The PsyD in Clinical Psychology will prepare the professional psychologist under a practitioner-scholar model in theoretical and scientific foundations; and to apply evidence-based interventions across a variety of contexts, problems and populations.
Graduates of the PsyD in Clinical Psychology will:
Develop a focus in integrated behavioral health that will allow them to work effectively with individuals and organizations across boundaries of economic, physical, psychological, sociocultural, and spiritual issues.
Be prepared using multidisciplinary approaches through a variety of modalities including consultation, psycho-education, advocacy, and direct clinical care.
Gain an understanding and sensitivity to providing behavioral health services to those who have been traditionally disadvantaged due to socioeconomic, race/ethnicity, gender, religion, or disability status or sexual orientation and others who are underserved in current health care systems.
Doctor of Psychology (PsyD) Program - Course of the Program
- The program consists of four years of academic study, including four years of practica (1500-2000 hours), a professional project, and a ﬁfth year internship (1500-2000 hours applied toward licensure), typically completed at another institution. The level of complexity and the number of hours of practica increases each year throughout the first four years.
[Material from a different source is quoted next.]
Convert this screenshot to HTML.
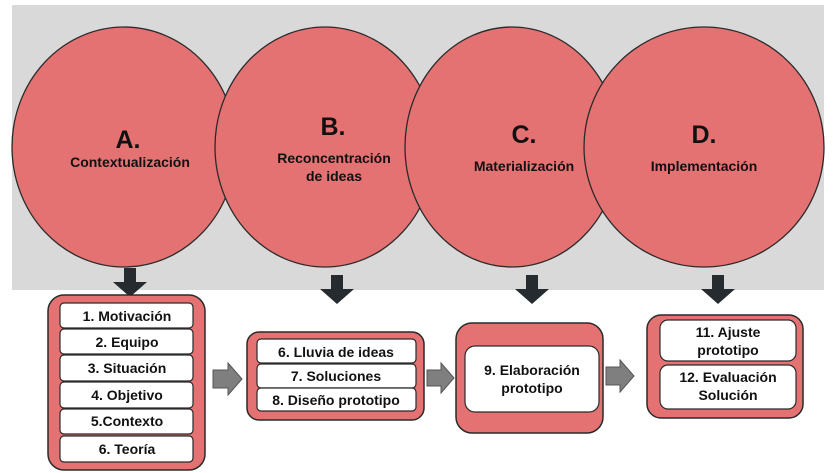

Each practicum placement takes place in the community and includes a course on campus.
- Admission is in the fall only, with year-round study during fall, spring, and summer semesters.
- Some courses may be taken jointly with students in the Master of Science in Behavioral Health, the Master of Public Health, and the Doctor of Nursing Practice in Psychiatric Nurse Practitioner Programs, and occasionally with students in other USF schools and colleges.
- Credit will be given for courses taken at other accredited institutions that are substantially equivalent to those offered in the PsyD Program up to a maximum of 12 credit hours.
Student Learning Outcomes
Graduates of the PsyD in Clinical Psychology will acquire the knowledge, attitudes, and skills to function in diverse settings to provide culturally competent, contextually sensitive, integrated behavioral health consultation to individuals and health professionals.
- Demonstrate knowledge of the historical and contemporary social and psychological theories of human development and behavior;
- Integrate behavioral health knowledge, strategies, and skills that allow them to work effectively with individuals and organizations across boundaries of economic, physical, psychological, sociocultural, and spiritual issues.
- Effectively utilize qualitative and quantitative empirical approaches to the understanding and evaluation of human behavior and psychological interventions;
- Demonstrate proficiency in practice- and evidence-based approaches to psychological assessment, consultation, intervention, prevention and advocacy;
- Demonstrate competence in providing evidence-based behavioral health interventions for diverse individuals, groups, and families experiencing a variety of physical, psychosocial, and mental health problems;
- Develop skills that will allow them to engage in and promote community-based interventions that advance the health and well-being of groups and individuals.
- Learn to work in a variety of settings serving the underserved, whether in medical centers, community agencies or clinics, or as independent contractors or practitioners offering multiple modalities of behavioral health interventions.